Dulcio helps Francelia sometimes, too!

Dulcio helps Francelia sometimes, too!

One morning I poked my head into her kitchen in search of another cup of coffee and found her making tortillas. My interest was piqued as I have an utter weakness  for chewy, fresh, homemade tortillas. By the end of the conversation, Francelia had agreed to pick up a comal (a flat metal pan that sits on the stovetop for cooking tortillas) for me to take home and to teach me to use it that evening after dinner. 

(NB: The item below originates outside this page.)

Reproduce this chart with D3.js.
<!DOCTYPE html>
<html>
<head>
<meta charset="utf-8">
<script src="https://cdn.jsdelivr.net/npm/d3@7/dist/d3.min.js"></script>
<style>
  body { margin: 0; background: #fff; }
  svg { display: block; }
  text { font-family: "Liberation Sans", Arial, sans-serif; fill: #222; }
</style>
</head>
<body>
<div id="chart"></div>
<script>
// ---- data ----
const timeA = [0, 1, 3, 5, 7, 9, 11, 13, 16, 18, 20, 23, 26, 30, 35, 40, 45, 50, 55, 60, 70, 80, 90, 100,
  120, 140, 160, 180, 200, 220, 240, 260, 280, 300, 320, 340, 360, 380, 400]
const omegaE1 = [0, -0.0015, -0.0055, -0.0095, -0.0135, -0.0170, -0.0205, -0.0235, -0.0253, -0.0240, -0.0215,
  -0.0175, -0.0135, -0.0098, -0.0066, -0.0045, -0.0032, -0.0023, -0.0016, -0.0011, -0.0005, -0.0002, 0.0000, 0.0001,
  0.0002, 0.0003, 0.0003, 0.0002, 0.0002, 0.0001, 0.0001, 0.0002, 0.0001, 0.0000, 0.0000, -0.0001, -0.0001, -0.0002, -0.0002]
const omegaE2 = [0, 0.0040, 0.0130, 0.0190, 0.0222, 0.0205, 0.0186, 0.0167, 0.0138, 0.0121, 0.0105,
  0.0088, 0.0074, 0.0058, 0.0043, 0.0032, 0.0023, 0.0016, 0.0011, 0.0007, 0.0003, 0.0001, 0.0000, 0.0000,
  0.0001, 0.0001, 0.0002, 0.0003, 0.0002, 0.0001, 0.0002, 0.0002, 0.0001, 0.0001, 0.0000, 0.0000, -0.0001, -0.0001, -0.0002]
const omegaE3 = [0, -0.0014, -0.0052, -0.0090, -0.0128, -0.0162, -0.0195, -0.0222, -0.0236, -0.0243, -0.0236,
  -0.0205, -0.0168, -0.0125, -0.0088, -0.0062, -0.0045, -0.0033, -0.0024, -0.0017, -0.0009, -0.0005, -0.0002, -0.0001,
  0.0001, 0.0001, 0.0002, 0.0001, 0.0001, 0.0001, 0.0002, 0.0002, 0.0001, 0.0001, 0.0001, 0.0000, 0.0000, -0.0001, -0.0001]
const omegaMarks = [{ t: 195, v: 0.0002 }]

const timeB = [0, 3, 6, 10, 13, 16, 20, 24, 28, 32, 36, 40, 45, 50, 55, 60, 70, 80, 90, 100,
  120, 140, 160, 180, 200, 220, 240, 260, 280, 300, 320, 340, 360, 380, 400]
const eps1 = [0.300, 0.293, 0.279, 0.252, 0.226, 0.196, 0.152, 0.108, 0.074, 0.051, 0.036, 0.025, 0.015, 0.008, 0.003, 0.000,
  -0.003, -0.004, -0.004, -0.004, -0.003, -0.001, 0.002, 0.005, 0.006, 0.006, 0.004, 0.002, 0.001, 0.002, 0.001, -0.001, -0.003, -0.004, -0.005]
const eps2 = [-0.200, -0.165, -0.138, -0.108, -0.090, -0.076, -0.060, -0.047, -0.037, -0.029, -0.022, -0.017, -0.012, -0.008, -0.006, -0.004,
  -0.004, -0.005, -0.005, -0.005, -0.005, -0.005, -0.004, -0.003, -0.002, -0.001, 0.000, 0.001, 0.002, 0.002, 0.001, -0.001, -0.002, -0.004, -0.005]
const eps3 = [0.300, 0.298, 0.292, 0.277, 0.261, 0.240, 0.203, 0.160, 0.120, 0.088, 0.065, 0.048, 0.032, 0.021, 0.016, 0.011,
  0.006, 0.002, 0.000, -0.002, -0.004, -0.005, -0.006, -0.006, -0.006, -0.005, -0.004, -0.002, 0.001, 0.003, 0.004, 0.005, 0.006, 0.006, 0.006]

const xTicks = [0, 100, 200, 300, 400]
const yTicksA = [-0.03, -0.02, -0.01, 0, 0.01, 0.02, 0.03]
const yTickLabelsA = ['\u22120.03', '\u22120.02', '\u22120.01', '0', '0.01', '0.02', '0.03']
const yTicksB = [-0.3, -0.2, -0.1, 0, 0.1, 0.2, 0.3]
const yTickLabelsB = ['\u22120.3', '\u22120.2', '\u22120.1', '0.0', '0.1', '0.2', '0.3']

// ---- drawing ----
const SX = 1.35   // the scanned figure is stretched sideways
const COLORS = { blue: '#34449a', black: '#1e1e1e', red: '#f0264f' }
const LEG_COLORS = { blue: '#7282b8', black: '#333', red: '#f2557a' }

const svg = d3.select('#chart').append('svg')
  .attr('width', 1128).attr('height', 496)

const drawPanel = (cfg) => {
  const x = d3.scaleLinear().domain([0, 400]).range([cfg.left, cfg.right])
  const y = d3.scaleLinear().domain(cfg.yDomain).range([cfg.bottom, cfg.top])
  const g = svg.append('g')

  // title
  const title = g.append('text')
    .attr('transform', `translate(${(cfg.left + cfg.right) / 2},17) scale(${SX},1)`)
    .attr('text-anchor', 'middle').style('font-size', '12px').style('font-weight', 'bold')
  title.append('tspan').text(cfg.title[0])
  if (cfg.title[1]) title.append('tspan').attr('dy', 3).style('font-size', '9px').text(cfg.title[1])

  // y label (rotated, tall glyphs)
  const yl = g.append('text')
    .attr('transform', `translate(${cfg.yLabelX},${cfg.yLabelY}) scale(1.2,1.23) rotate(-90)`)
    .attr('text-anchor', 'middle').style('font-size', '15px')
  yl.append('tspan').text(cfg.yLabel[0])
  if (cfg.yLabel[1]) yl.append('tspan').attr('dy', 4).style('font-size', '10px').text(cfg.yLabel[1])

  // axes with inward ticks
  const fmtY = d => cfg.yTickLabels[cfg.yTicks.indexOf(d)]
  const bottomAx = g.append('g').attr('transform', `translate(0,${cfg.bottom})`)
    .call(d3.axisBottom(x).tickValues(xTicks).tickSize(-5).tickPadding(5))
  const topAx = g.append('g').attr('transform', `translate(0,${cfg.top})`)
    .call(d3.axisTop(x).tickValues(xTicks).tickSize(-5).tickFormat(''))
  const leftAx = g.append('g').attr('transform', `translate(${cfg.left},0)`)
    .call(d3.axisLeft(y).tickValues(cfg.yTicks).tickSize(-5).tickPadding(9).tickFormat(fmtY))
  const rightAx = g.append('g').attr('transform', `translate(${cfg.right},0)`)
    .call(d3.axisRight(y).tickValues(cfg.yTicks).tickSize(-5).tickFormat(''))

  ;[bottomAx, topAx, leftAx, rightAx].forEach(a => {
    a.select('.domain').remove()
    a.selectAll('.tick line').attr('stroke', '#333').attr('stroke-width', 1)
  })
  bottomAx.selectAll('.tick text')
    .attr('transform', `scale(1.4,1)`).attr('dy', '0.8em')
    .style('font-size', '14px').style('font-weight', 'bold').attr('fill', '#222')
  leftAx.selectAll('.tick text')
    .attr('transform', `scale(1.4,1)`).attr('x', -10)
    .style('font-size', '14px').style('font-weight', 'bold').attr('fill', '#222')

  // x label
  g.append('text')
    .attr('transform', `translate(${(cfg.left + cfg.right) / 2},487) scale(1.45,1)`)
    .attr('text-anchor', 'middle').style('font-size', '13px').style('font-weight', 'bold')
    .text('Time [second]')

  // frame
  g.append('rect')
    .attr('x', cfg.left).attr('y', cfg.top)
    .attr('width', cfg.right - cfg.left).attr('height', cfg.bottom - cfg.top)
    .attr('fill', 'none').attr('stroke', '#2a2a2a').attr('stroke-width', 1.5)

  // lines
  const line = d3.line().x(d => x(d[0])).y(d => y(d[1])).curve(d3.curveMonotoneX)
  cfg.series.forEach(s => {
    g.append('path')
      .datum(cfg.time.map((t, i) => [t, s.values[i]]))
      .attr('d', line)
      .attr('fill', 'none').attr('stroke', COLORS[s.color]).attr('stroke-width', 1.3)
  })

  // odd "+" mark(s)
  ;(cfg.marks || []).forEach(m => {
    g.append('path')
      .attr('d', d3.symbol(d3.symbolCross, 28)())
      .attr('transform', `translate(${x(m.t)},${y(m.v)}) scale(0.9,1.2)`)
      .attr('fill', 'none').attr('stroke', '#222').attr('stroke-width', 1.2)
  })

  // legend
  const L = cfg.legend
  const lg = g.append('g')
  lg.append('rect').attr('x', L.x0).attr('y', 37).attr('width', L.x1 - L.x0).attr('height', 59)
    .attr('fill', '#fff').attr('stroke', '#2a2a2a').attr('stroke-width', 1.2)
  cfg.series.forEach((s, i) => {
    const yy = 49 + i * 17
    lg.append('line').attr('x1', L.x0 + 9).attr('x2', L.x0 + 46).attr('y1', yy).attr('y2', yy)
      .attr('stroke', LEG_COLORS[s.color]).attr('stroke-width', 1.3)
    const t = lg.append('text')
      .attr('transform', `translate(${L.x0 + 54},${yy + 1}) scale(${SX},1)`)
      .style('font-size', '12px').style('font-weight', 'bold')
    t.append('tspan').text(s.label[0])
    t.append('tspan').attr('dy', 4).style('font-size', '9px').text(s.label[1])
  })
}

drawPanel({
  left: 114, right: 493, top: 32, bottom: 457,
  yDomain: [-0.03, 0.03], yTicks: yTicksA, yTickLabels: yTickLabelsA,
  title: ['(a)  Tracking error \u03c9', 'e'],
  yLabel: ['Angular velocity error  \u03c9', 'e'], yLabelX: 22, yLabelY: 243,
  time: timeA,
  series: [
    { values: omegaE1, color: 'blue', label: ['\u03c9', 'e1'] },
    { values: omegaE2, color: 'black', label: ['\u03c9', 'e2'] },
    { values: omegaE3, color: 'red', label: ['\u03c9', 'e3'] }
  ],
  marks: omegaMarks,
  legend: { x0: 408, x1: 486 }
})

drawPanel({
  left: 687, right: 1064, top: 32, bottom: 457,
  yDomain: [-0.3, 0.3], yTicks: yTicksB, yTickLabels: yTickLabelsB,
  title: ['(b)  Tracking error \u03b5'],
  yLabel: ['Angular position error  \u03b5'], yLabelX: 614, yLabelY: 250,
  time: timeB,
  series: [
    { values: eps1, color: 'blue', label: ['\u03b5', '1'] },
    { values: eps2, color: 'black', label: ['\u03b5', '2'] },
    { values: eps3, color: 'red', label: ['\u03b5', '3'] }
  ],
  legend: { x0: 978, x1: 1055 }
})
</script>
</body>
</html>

Without further ado…Francelia's tortilla recipe:


1lb flour*

3tsp baking powder

1/3tsp salt

1 1/2 tablespoon lard {shortening can be substituted}



(1) Mix the flour, baking powder, and salt together with a whisk

(2) Work in the lard/shortening until it has a cornmeal-like consistency

(3) Add water a little at a time, beginning to knead the dough as soon as it will stick together enough to knead; keep adding water a few teaspoons at a time until the consistency is similar to that of pizza dough

(4) Let dough rest for 10-15 minutes

(5) Grease your hands and countertop with additional lard/shortening- the grease rather than flour is key; keep more on hand for reapplication throughout the process

(6) Form dough into balls- Francelia recommended beginning with small tortillas and I generally form a ball that is between a golf-ball and racquetball in size

(7) Heat your flat surface (griddle, frying pan, comal) on a burner over medium heat- you may find that you need to adjust your heat slightly up or down depending on how long it takes your tortillas to cook or if they are burning

(8) Flatten the ball between the palms of your hand to form a disc and then place on the greased countertop and use your greased fingers to stretch the tortilla out in a circle taking care not to rip the dough; try to stretch the dough quite thin

(9) Taking care (this takes practice!), transfer the stretched tortilla to the cooking surface

(10) Flip the tortilla when the dough has bubbled and has begun to brown on the underside

(11) Eat hot and fresh, with eyes closed and in a state of pure bliss

* Francelia recommends Bebe Agua flour, a baker's flour, which seems to only be available in Belize; I've had good luck with just a basic organic unbleached white flour, but note that the amount of water you use depends on your flour!

Metta, another guest at the camp, snapped this shot of Francelia teaching me and Dulcio laughing at my bumbling efforts!

Metta, another guest at the camp, snapped this shot of Francelia teaching me and Dulcio laughing at my bumbling efforts!